What do we do with those relic ?

Two reactions exist:

There will be people who want to keep EVERYTHING, or at least everything they can. By respect, for memory or ... guilt (« you cannot decently get rid of old Auntie like that!)

And then there will be those who do NOT want to keep anything. It's ugly, tacky, huge, ... One has to stop with old rubbish and go ahead!

Personally, I like antique furniture (furniture in general anyway!), so I can’t agree with this last opinion obviously. Just few weeks ago, I got a Louis-Philippe sofa, 2 Louis XVI armchairs and an Empire mirror ...

But apart from this natural tendency, the most important is that I approach the topic with my professional point of view. I will never get EVERYTHING but I always seize the opportunity to keep anything that can bring an interesting shape or aesthetics to my interior.

Avoid the "antique dealers’ fair" phenomenon

When I face old furniture or decoration, my choice is done pretty quickly, following 2 factors: the volume  and timelessness (if the mix with other styles is well managed) If you have a tendency to keep everything (and if you suffer from it of course, otherwise, fell free !), I invite you to consider these 2 criteria.

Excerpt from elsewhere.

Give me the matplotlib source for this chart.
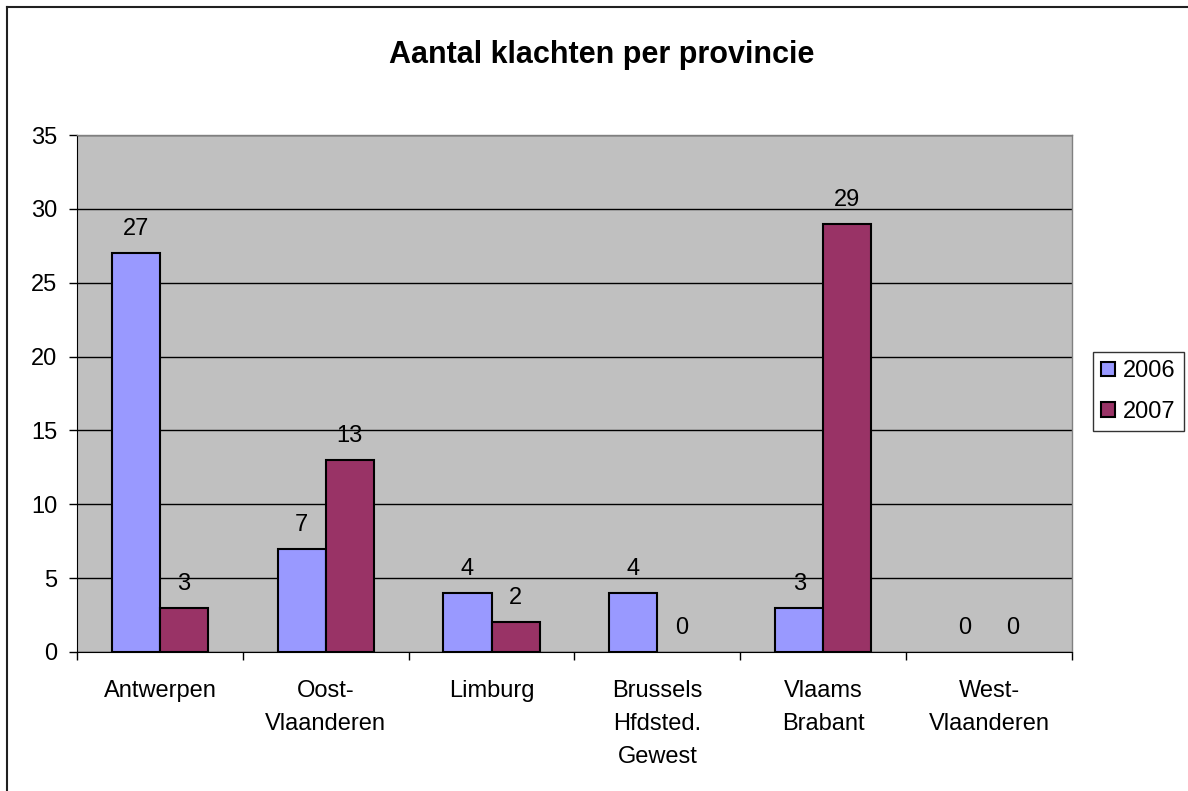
import matplotlib
matplotlib.use("Agg")
import matplotlib.pyplot as plt
import numpy as np
from matplotlib.lines import Line2D

plt.rcParams['font.family'] = ['Liberation Sans', 'DejaVu Sans']

categories = ["Antwerpen", "Oost-\nVlaanderen", "Limburg", "Brussels\nHfdsted.\nGewest",
              "Vlaams\nBrabant", "West-\nVlaanderen"]
v2006 = [27, 7, 4, 4, 3, 0]
v2007 = [3, 13, 2, 0, 29, 0]
series_names = ["2006", "2007"]
yticks = [0, 5, 10, 15, 20, 25, 30, 35]

W, H = 1188, 791
fig = plt.figure(figsize=(W/100, H/100), dpi=100)
ax = fig.add_axes([77/W, 1-652/H, (1072-77)/W, (652-135)/H])
ax.set_facecolor('#C0C0C0')

x = np.arange(len(categories))
w = 0.29
b1 = ax.bar(x - w/2, v2006, w, color='#9999FF', edgecolor='black', linewidth=1.5, zorder=3, label=series_names[0])
b2 = ax.bar(x + w/2, v2007, w, color='#993366', edgecolor='black', linewidth=1.5, zorder=3, label=series_names[1])
for bars, vals in ((b1, v2006), (b2, v2007)):
    for r, v in zip(bars, vals):
        if v == 0:
            r.set_visible(False)
        ax.annotate(str(v), (r.get_x() + r.get_width()/2, v), xytext=(0, 13),
                    textcoords='offset points', ha='center', va='baseline', fontsize=17)

ax.set_xlim(-0.5, len(categories) - 0.5)
ax.set_ylim(0, 35)
ax.set_yticks(yticks)
ax.set_yticklabels([str(t) for t in yticks], fontsize=17)
ax.yaxis.grid(True, color='black', linewidth=1)
ax.set_axisbelow(True)
ax.tick_params(axis='y', direction='out', length=6, width=1, pad=8)

ax.set_xticks(x)
ax.set_xticklabels(categories, fontsize=17, linespacing=1.62, va='top')
ax.tick_params(axis='x', length=0, pad=20.5)
ax.set_xticks(np.arange(len(categories) + 1) - 0.5, minor=True)
ax.tick_params(axis='x', which='minor', direction='out', length=6, width=1)

for s in ('top', 'right'):
    ax.spines[s].set_color('#808080')
    ax.spines[s].set_linewidth(1)
ax.spines['left'].set_color('black')
ax.spines['bottom'].set_color('black')

fig.text(602/W, 1-63/H, "Aantal klachten per provincie", ha='center', va='baseline',
         fontsize=22, fontweight='bold')

leg = ax.legend(loc='upper left', bbox_to_anchor=(1093/W, 1-352/H), bbox_transform=fig.transFigure,
                fontsize=17, frameon=True, fancybox=False, edgecolor='black',
                handlelength=0.58, handleheight=0.58, handletextpad=0.33, labelspacing=0.8,
                borderpad=0.35, borderaxespad=0)
leg.get_frame().set_linewidth(1)

fig.add_artist(Line2D([7/W, 7/W], [0, 1-7/H], transform=fig.transFigure, color='#202020', linewidth=1.5))
fig.add_artist(Line2D([7/W, 1], [1-7/H, 1-7/H], transform=fig.transFigure, color='#202020', linewidth=1.5))

fig.savefig("out.png", dpi=100)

Thanks to them, it’s indeed possible to list 5 elements that will be easy to preserve and integrate into a contemporary space:

- Chairs ;

- small furniture ;

- mirrors and frames ;

- light ;

- dishes.

By limiting ourselves to this (and avoiding addition of course!), we can be sure that our interior won’t be overwhelmed and won’t look 200 years older.

Take a step back and analyse

It’s always good to take a small time to think before saying a firm NO. To take a step back and ask yourself the right questions can lead to reconsider something that had been refused in advance.

My reflection is usually as follow, whether it be in yard sale or family furniture (in this case, my grandmother’s sofa):

1. I love the form. The color is not great but I could change it.

2. This furniture is there, available. For free in fact. Do I take my chance or do I let an unknown have the benefit?

3. I will have to buy a sofa in a while. What do I do ? Do I skip this one because the fabric is a bit old-fashioned and I’ll buy something Made in China a bit later?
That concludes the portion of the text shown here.